• **Challenge**
In the listing that follows, retype every line from the first through the one containing "var ticks_cross = [30, 35, 40, 45, 50];". Pictures are to be left out.

• **Dataset rows**
====

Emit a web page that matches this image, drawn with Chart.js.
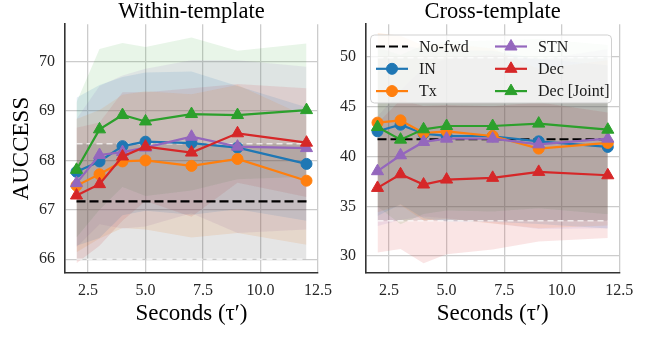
<!DOCTYPE html>
<html>
<head>
<meta charset="utf-8">
<script src="https://cdn.jsdelivr.net/npm/chart.js@4.4.1/dist/chart.umd.min.js"></script>
<style>
  html, body { margin: 0; padding: 0; background: #fff; }
  #quadro { position: relative; width: 647px; height: 339px; overflow: hidden; }
  #within { position: absolute; left: 0; top: 0; width: 340px; height: 339px; }
  #cross { position: absolute; left: 330px; top: 0; width: 317px; height: 339px; }
</style>
</head>
<body>
<div id="quadro">
  <canvas id="within" width="340" height="339"></canvas>
  <canvas id="cross" width="317" height="339"></canvas>
</div>
<script>
// eixo x comum
var segundos = [2, 3, 4, 5, 7, 9, 12];
var ticks_x = [2.5, 5, 7.5, 10, 12.5];
var ticks_within = [66, 67, 68, 69, 70];
var ticks_cross = [30, 35, 40, 45, 50];

var series = ["No-fwd", "IN", "Tx", "STN", "Dec", "Dec [Joint]"];

// Within-template: medias
var w_nofwd = [67.17, 67.17, 67.17, 67.17, 67.17, 67.17, 67.17];
var w_in    = [67.77, 67.98, 68.29, 68.38, 68.35, 68.26, 67.93];
var w_tx    = [67.49, 67.72, 67.98, 68.00, 67.89, 68.03, 67.59];
var w_stn   = [67.54, 68.11, 68.17, 68.26, 68.48, 68.28, 68.25];
var w_dec   = [67.29, 67.52, 68.08, 68.28, 68.16, 68.55, 68.36];
var w_joint = [67.81, 68.63, 68.92, 68.79, 68.94, 68.92, 69.02];
// Within-template: desvios (faixa sombreada)
var w_nofwd_sd = [1.17, 1.17, 1.17, 1.17, 1.17, 1.17, 1.17];
var w_in_sd    = [1.50, 1.55, 1.40, 1.40, 1.45, 1.25, 1.15];
var w_tx_sd    = [1.35, 1.30, 1.35, 1.40, 1.45, 1.50, 1.30];
var w_stn_sd   = [1.30, 1.40, 1.55, 1.60, 1.55, 1.75, 1.65];
var w_dec_sd   = [1.37, 1.25, 1.30, 1.10, 1.30, 1.00, 1.10];
var w_joint_sd = [1.37, 1.63, 1.46, 1.51, 1.55, 1.30, 1.35];

// Cross-template: medias
var c_nofwd = [41.74, 41.74, 41.74, 41.74, 41.74, 41.74, 41.74];
var c_in    = [42.54, 43.20, 42.30, 42.07, 42.04, 41.53, 40.97];
var c_tx    = [43.41, 43.64, 42.37, 42.54, 42.07, 40.80, 41.37];
var c_stn   = [38.53, 40.13, 41.47, 41.80, 41.80, 41.23, 41.80];
var c_dec   = [36.85, 38.22, 37.19, 37.69, 37.86, 38.46, 38.12];
var c_joint = [42.97, 41.70, 42.74, 43.07, 43.07, 43.31, 42.70];
// Cross-template: desvios
var c_nofwd_sd = [8.2, 8.2, 8.2, 8.2, 8.2, 8.2, 8.2];
var c_in_sd    = [8.5, 8.0, 8.5, 8.6, 8.6, 8.3, 8.2];
var c_tx_sd    = [9.0, 8.5, 8.8, 8.8, 8.8, 8.0, 8.3];
var c_stn_sd   = [5.5, 6.5, 7.5, 8.0, 8.5, 8.5, 9.0];
var c_dec_sd   = [6.5, 7.5, 7.9, 7.5, 7.2, 7.0, 6.3];
var c_joint_sd = [8.0, 8.5, 8.5, 8.5, 8.6, 8.5, 8.5];

var cores = ["#000000", "#1f77b4", "#ff7f0e", "#9467bd", "#d62728", "#2ca02c"];
var faixas = [
  "rgba(0, 0, 0, 0.1)",
  "rgba(31, 119, 180, 0.12)",
  "rgba(255, 127, 14, 0.12)",
  "rgba(148, 103, 189, 0.12)",
  "rgba(214, 39, 40, 0.12)",
  "rgba(44, 160, 44, 0.11)"
];
var marcadores = [false, "circle", "circle", "triangle", "triangle", "triangle"];
var raios = [0, 5.5, 5.5, 7, 7, 7];

var serif = "'Liberation Serif', 'DejaVu Serif', serif";

function pontos(vals) {
  return segundos.map(function (x, k) { return { x: x, y: vals[k] }; });
}

function montar_datasets(medias, desvios) {
  var ds = [];
  medias.forEach(function (m, i) {
    var sd = desvios[i];
    var borda = i === 0 ? "rgba(255, 255, 255, 0.7)" : "transparent";
    ds.push({
      data: pontos(m.map(function (v, k) { return v + sd[k]; })),
      fill: "+1", backgroundColor: faixas[i],
      borderColor: borda, borderWidth: 1.5, borderDash: [6, 4],
      pointRadius: 0, order: 20
    });
    ds.push({
      data: pontos(m.map(function (v, k) { return v - sd[k]; })),
      fill: false, borderColor: borda, borderWidth: 1.5, borderDash: [6, 4],
      pointRadius: 0, order: 20
    });
  });
  medias.forEach(function (m, i) {
    ds.push({
      label: series[i],
      data: pontos(m),
      fill: false,
      borderColor: cores[i],
      backgroundColor: cores[i],
      borderWidth: 2.2,
      borderDash: i === 0 ? [9, 4] : [],
      pointStyle: marcadores[i],
      pointRadius: raios[i],
      pointBorderWidth: 1,
      pointBorderColor: cores[i],
      pointBackgroundColor: cores[i],
      order: 10 - i
    });
  });
  return ds;
}

// titulo centrado sobre a area do grafico
var titulo_painel = {
  id: "titulo_painel",
  afterDraw: function (chart, args, opts) {
    var a = chart.chartArea, ctx = chart.ctx;
    ctx.save();
    ctx.font = "22.5px " + serif;
    ctx.fillStyle = "#000";
    ctx.textAlign = "center";
    ctx.textBaseline = "middle";
    ctx.fillText(opts.text, (a.left + a.right) / 2, 12.5);
    ctx.restore();
  }
};

function opcoes(titulo, ymin, ymax, ticks_y, largura_y, pad_dir, titulo_y) {
  return {
    responsive: false,
    animation: false,
    layout: { padding: { left: 0, right: pad_dir, top: 24.2, bottom: 0 } },
    plugins: {
      legend: { display: false },
      tooltip: { enabled: false },
      title: { display: false },
      filler: { drawTime: "beforeDatasetsDraw", propagate: false },
      titulo_painel: { text: titulo }
    },
    scales: {
      x: {
        type: "linear", min: 1.5, max: 12.5,
        afterBuildTicks: function (s) { s.ticks = ticks_x.map(function (v) { return { value: v }; }); },
        afterFit: function (s) { s.height = 66; },
        ticks: {
          callback: function (v) { return Number(v).toFixed(1); },
          font: { family: serif, size: 16 }, color: "#262626",
          padding: 8, maxRotation: 0, autoSkip: false
        },
        grid: { color: "#cccccc", lineWidth: 1.3, drawTicks: false },
        border: { color: "#333333", width: 1.6 },
        title: {
          display: true, text: "Seconds (τ′)", color: "#000",
          font: { family: serif, size: 23 }, padding: { top: 0, bottom: 11 }
        }
      },
      y: {
        min: ymin, max: ymax,
        afterBuildTicks: function (s) { s.ticks = ticks_y.map(function (v) { return { value: v }; }); },
        afterFit: function (s) { s.width = largura_y; },
        ticks: { font: { family: serif, size: 16 }, color: "#262626", padding: 10 },
        grid: { color: "#cccccc", lineWidth: 1.3, drawTicks: false },
        border: { color: "#333333", width: 1.6 },
        title: {
          display: !!titulo_y, text: titulo_y || "", color: "#000",
          font: { family: serif, size: 23 }, padding: { top: 8, bottom: 0 }
        }
      }
    }
  };
}

// legenda em duas colunas dentro do painel da direita
var legenda_cross = {
  id: "legenda_cross",
  afterDraw: function (chart) {
    var ctx = chart.ctx;
    ctx.save();
    ctx.beginPath();
    if (ctx.roundRect) ctx.roundRect(40.5, 35, 241, 68, 4);
    else ctx.rect(40.5, 35, 241, 68);
    ctx.fillStyle = "rgba(255, 255, 255, 0.8)";
    ctx.fill();
    ctx.strokeStyle = "rgba(204, 204, 204, 0.9)";
    ctx.lineWidth = 1;
    ctx.stroke();

    var linhas = chart.data.datasets.filter(function (d) { return d.label; });
    linhas.forEach(function (d, i) {
      var col = Math.floor(i / 3), lin = i % 3;
      var x0 = col === 0 ? 46 : 165;
      var y = 46.5 + lin * 22.3;
      ctx.strokeStyle = d.borderColor;
      ctx.fillStyle = d.borderColor;
      ctx.lineWidth = d.borderWidth;
      ctx.setLineDash(d.borderDash || []);
      ctx.beginPath();
      ctx.moveTo(x0, y);
      ctx.lineTo(x0 + 32, y);
      ctx.stroke();
      ctx.setLineDash([]);
      if (d.pointRadius > 0) {
        ctx.lineWidth = 1;
        Chart.helpers.drawPoint(ctx, { pointStyle: d.pointStyle, radius: d.pointRadius, borderWidth: 1, rotation: 0 }, x0 + 16, y);
      }
      ctx.fillStyle = "#1a1a1a";
      ctx.font = "16px " + serif;
      ctx.textBaseline = "middle";
      ctx.textAlign = "left";
      ctx.fillText(d.label, x0 + 43, y + 1);
    });
    ctx.restore();
  }
};

new Chart(document.getElementById("within"), {
  type: "line",
  data: {
    datasets: montar_datasets(
      [w_nofwd, w_in, w_tx, w_stn, w_dec, w_joint],
      [w_nofwd_sd, w_in_sd, w_tx_sd, w_stn_sd, w_dec_sd, w_joint_sd]
    )
  },
  options: opcoes("Within-template", 65.72, 70.76, ticks_within, 65, 21.7, "AUCCESS"),
  plugins: [titulo_painel]
});

new Chart(document.getElementById("cross"), {
  type: "line",
  data: {
    datasets: montar_datasets(
      [c_nofwd, c_in, c_tx, c_stn, c_dec, c_joint],
      [c_nofwd_sd, c_in_sd, c_tx_sd, c_stn_sd, c_dec_sd, c_joint_sd]
    )
  },
  options: opcoes("Cross-template", 28.3, 53.3, ticks_cross, 36, 27.7, null),
  plugins: [titulo_painel, legenda_cross]
});
</script>
</body>
</html>
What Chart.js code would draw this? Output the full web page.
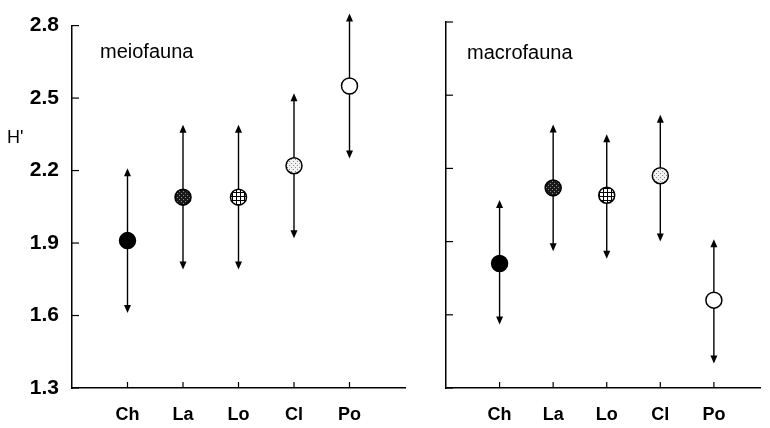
<!DOCTYPE html>
<html>
<head>
<meta charset="utf-8">
<script src="https://cdn.jsdelivr.net/npm/chart.js@4"></script>
<style>
  body { margin: 0; background: #fff; }
  #wrap { position: relative; width: 770px; height: 428px; overflow: hidden; }
  canvas { position: absolute; top: 0; }
  .lbl { position: absolute; font-family: 'Liberation Sans', Arial, sans-serif; color: #000; white-space: nowrap; }
</style>
</head>
<body>
<div id="wrap">
  <canvas id="meioChart" width="415" height="428" style="left:0"></canvas>
  <canvas id="macroChart" width="355" height="428" style="left:415px"></canvas>
  <div class="lbl" style="left:100px; top:40px; font-size:20px;">meiofauna</div>
  <div class="lbl" style="left:467px; top:41px; font-size:20px;">macrofauna</div>
  <div class="lbl" style="left:7px; top:127px; font-size:18px;">H'</div>
</div>

<script>
  var categories = ['Ch', 'La', 'Lo', 'Cl', 'Po'];
  var yTicks = [1.3, 1.6, 1.9, 2.2, 2.5, 2.8];

  // meiofauna: mean and range ends (arrow tips)
  var meioMean = [1.91, 2.09, 2.09, 2.22, 2.55];
  var meioLow  = [1.61, 1.79, 1.79, 1.92, 2.25];
  var meioHigh = [2.21, 2.39, 2.39, 2.52, 2.85];

  // macrofauna
  var macroMean = [1.81, 2.12, 2.09, 2.17, 1.66];
  var macroLow  = [1.56, 1.86, 1.83, 1.90, 1.40];
  var macroHigh = [2.07, 2.38, 2.34, 2.42, 1.91];

  var fontFam = "'Liberation Sans', Arial, sans-serif";

  // fills of the five markers
  function makePattern(bg, draw) {
    var c = document.createElement('canvas');
    c.width = 4; c.height = 4;
    var g = c.getContext('2d');
    g.fillStyle = bg;
    g.fillRect(0, 0, 4, 4);
    draw(g);
    return g.createPattern(c, 'repeat');
  }
  var fills = [
    '#000',
    makePattern('#1a1a1a', function (g) { g.fillStyle = '#8a8a8a'; g.fillRect(1, 1, 1, 1); g.fillRect(3, 3, 1, 1); }),
    makePattern('#fff', function (g) { g.fillStyle = '#000'; g.fillRect(0, 0, 4, 1); g.fillRect(0, 0, 1, 4); }),
    makePattern('#f2f2f2', function (g) { g.fillStyle = '#888'; g.fillRect(1, 1, 1, 1); g.fillRect(3, 3, 1, 1); }),
    '#fff'
  ];

  // error bars with arrow heads + inward axis ticks
  var rangePlugin = {
    id: 'ranges',
    beforeDatasetsDraw: function (chart) {
      var ctx = chart.ctx, xs = chart.scales.x, ys = chart.scales.y;
      var low = chart.options.plugins.ranges.low, high = chart.options.plugins.ranges.high;
      var area = chart.chartArea;
      ctx.save();
      ctx.strokeStyle = '#000';
      ctx.fillStyle = '#000';
      ctx.lineWidth = 1.2;
      // inward ticks
      ys.ticks.forEach(function (t) {
        var y = ys.getPixelForValue(t.value);
        ctx.beginPath(); ctx.moveTo(area.left, y); ctx.lineTo(area.left + 7, y); ctx.stroke();
      });
      xs.ticks.forEach(function (t) {
        var x = xs.getPixelForValue(t.value);
        ctx.beginPath(); ctx.moveTo(x, area.bottom); ctx.lineTo(x, area.bottom - 6); ctx.stroke();
      });
      ctx.lineWidth = 1.4;
      for (var i = 0; i < categories.length; i++) {
        var x = xs.getPixelForValue(i);
        var yl = ys.getPixelForValue(low[i]);
        var yh = ys.getPixelForValue(high[i]);
        ctx.beginPath(); ctx.moveTo(x, yl - 5); ctx.lineTo(x, yh + 5); ctx.stroke();
        ctx.beginPath(); ctx.moveTo(x, yh); ctx.lineTo(x - 3.5, yh + 8); ctx.lineTo(x + 3.5, yh + 8); ctx.closePath(); ctx.fill();
        ctx.beginPath(); ctx.moveTo(x, yl); ctx.lineTo(x - 3.5, yl - 8); ctx.lineTo(x + 3.5, yl - 8); ctx.closePath(); ctx.fill();
      }
      ctx.restore();
    }
  };

  function makeChart(id, mean, low, high, opts) {
    var ctx = document.getElementById(id).getContext('2d');
    return new Chart(ctx, {
      type: 'scatter',
      data: {
        datasets: [{
          data: mean.map(function (v, i) { return { x: i, y: v }; }),
          backgroundColor: fills,
          borderColor: '#000',
          borderWidth: 1.5,
          pointRadius: 8,
          pointHoverRadius: 8
        }]
      },
      options: {
        responsive: false,
        animation: false,
        events: [],
        layout: { padding: { top: 22, right: opts.padRight, left: 0, bottom: 0 } },
        plugins: {
          legend: { display: false },
          tooltip: { enabled: false },
          ranges: { low: low, high: high }
        },
        scales: {
          x: {
            type: 'linear',
            min: -1,
            max: opts.xMax,
            afterBuildTicks: function (s) { s.ticks = categories.map(function (c, i) { return { value: i }; }); },
            afterFit: function (s) { s.height = 40; },
            grid: { display: false, drawTicks: false },
            border: { display: true, color: '#000', width: 1.5 },
            ticks: {
              padding: 16,
              color: '#000',
              font: { family: fontFam, size: 18, weight: 'bold' },
              callback: function (v) { return categories[v]; }
            }
          },
          y: {
            min: 1.3,
            max: 2.8,
            afterBuildTicks: function (s) { s.ticks = yTicks.map(function (v) { return { value: v }; }); },
            afterFit: function (s) { s.width = opts.yWidth; },
            grid: { display: false, drawTicks: false },
            border: { display: true, color: '#000', width: 1.5 },
            ticks: {
              display: opts.yLabels,
              padding: 13,
              color: '#000',
              font: { family: fontFam, size: 21, weight: 'bold' },
              callback: function (v) { return v.toFixed(1); }
            }
          }
        }
      },
      plugins: [rangePlugin]
    });
  }

  var meioChart = makeChart('meioChart', meioMean, meioLow, meioHigh, { padRight: 10, xMax: 5, yWidth: 72, yLabels: true });
  var macroChart = makeChart('macroChart', macroMean, macroLow, macroHigh, { padRight: 0, xMax: 4.87, yWidth: 31, yLabels: false });
</script>
</body>
</html>
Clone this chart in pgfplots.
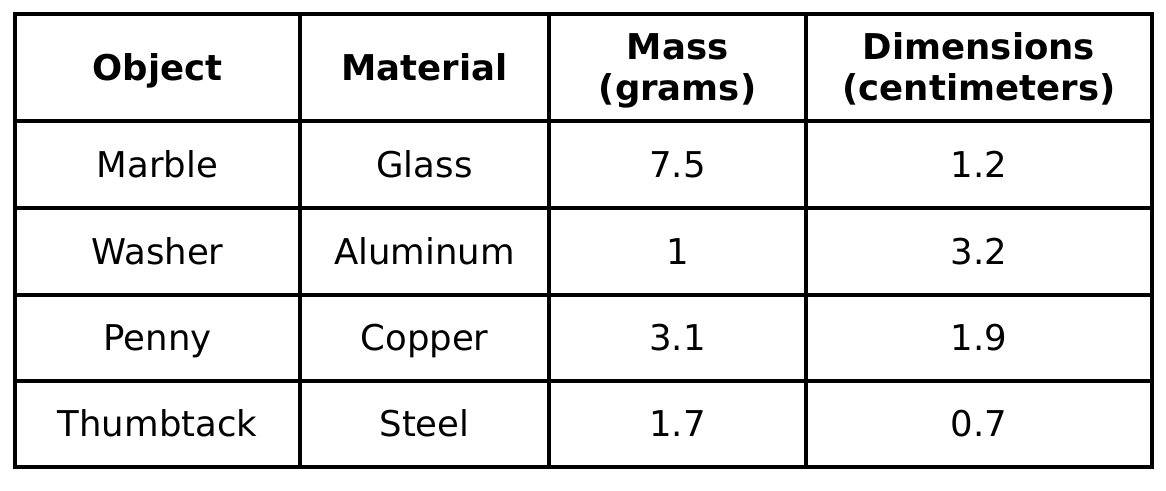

====

• **Solution for this exercise**
Emit a web page that matches this image, drawn with Chart.js.
<!DOCTYPE html>
<html>
<head>
<meta charset="utf-8">
<script src="https://cdn.jsdelivr.net/npm/chart.js@4.4.1/dist/chart.umd.min.js"></script>
<style>
  html, body { margin: 0; padding: 0; background: #fff; }
  #quadro { position: relative; width: 647px; height: 339px; overflow: hidden; }
  #within { position: absolute; left: 0; top: 0; width: 340px; height: 339px; }
  #cross { position: absolute; left: 330px; top: 0; width: 317px; height: 339px; }
</style>
</head>
<body>
<div id="quadro">
  <canvas id="within" width="340" height="339"></canvas>
  <canvas id="cross" width="317" height="339"></canvas>
</div>
<script>
// eixo x comum
var segundos = [2, 3, 4, 5, 7, 9, 12];
var ticks_x = [2.5, 5, 7.5, 10, 12.5];
var ticks_within = [66, 67, 68, 69, 70];
var ticks_cross = [30, 35, 40, 45, 50];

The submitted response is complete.